TO DO ::
Narrow the data below down to the lines containing "that".

### RECORDS SHOWN

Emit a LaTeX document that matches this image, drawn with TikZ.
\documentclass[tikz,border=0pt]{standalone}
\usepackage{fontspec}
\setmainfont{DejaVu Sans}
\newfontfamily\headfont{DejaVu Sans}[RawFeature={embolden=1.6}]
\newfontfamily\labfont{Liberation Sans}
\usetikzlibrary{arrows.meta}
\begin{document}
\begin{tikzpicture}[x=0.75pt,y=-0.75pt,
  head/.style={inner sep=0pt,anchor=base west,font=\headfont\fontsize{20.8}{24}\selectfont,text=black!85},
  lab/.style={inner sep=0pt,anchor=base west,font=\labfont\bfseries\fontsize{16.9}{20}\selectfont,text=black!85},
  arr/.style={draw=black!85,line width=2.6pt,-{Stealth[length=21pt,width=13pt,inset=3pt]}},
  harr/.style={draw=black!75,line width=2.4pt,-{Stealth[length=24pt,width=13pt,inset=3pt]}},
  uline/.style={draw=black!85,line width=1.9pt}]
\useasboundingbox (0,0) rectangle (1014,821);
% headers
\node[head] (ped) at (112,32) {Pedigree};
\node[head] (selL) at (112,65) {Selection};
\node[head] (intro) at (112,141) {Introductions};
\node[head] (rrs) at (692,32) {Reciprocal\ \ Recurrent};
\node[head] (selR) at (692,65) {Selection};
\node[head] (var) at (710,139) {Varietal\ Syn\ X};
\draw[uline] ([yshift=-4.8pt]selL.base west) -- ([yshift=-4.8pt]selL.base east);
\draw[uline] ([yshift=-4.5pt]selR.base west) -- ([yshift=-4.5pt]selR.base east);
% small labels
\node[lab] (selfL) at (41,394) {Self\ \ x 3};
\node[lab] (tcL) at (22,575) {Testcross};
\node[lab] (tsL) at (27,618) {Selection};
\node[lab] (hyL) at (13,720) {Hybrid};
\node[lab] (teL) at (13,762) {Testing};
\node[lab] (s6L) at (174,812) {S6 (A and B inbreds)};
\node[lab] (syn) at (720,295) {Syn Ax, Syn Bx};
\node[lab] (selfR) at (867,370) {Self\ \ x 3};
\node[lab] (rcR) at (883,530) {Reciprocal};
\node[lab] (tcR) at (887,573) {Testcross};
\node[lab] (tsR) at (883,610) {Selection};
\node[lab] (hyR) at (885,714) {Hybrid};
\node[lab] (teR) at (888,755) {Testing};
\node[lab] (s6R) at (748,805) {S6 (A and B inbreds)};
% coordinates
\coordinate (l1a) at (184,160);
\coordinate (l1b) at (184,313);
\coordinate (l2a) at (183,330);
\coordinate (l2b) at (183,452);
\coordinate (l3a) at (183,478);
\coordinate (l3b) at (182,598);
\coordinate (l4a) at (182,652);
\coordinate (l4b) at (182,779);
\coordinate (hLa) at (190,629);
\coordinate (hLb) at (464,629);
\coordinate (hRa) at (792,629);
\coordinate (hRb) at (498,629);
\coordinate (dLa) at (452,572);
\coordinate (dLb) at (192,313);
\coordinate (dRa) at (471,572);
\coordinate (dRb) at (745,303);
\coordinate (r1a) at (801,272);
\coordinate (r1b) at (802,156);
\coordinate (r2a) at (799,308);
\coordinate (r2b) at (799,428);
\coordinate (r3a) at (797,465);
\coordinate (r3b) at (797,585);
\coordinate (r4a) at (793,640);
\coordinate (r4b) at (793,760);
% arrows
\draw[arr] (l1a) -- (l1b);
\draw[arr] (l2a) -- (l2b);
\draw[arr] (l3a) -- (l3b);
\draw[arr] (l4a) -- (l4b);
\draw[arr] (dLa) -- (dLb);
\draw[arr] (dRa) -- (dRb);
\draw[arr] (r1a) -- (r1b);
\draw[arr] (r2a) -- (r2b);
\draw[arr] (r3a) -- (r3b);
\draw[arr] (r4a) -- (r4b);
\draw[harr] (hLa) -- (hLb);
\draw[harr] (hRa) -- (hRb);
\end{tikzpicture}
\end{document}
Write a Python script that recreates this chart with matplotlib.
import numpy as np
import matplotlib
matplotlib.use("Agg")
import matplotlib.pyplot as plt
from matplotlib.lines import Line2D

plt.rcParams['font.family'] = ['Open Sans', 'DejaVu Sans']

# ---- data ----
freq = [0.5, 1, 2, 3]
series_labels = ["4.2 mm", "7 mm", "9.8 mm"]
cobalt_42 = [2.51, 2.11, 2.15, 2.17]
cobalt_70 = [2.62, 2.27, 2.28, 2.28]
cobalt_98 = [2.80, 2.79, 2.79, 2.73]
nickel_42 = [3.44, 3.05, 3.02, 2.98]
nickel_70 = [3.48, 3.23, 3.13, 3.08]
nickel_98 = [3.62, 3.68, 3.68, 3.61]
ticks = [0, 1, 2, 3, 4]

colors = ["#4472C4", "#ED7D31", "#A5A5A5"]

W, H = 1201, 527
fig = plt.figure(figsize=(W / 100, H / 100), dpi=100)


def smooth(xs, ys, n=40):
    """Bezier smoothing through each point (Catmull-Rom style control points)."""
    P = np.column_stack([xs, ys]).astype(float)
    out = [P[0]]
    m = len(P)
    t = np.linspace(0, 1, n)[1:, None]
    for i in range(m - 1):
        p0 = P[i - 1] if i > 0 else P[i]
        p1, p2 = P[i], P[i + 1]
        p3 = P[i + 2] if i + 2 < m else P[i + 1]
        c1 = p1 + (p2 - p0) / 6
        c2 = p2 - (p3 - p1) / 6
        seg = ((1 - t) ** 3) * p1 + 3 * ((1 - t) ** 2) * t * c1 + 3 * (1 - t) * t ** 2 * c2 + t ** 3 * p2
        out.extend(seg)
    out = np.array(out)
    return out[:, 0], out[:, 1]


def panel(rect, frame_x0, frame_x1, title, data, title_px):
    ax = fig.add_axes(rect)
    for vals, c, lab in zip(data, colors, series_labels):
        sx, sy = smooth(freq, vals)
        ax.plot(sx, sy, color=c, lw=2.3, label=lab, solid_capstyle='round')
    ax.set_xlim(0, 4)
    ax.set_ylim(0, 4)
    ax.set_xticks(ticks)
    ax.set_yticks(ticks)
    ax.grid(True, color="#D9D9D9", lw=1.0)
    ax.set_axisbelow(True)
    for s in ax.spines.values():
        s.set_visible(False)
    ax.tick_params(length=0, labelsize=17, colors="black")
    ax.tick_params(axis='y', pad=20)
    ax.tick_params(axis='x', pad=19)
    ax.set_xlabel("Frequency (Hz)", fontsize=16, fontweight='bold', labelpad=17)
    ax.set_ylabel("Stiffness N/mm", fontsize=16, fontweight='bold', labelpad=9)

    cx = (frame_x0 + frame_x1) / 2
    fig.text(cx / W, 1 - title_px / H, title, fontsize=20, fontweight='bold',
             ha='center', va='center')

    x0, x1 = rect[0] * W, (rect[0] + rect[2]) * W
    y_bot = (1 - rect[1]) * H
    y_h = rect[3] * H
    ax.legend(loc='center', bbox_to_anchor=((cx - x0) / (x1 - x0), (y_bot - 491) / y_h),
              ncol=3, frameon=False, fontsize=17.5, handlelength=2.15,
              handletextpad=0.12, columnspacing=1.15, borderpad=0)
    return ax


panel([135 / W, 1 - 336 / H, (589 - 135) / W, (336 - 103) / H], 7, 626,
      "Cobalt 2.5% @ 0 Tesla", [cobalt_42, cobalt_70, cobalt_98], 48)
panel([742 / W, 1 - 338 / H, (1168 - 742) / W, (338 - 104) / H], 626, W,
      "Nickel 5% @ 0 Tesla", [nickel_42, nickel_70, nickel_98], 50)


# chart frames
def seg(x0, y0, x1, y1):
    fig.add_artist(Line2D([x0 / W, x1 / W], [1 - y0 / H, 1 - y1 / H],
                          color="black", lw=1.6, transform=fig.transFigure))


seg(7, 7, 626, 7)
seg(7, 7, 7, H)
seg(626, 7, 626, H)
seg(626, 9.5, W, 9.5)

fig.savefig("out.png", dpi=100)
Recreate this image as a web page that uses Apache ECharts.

######

EXERCISE ANSWER ::
Emit a LaTeX document that matches this image, drawn with TikZ.
Write a Python script that recreates this chart with matplotlib.
Recreate this image as a web page that uses Apache ECharts.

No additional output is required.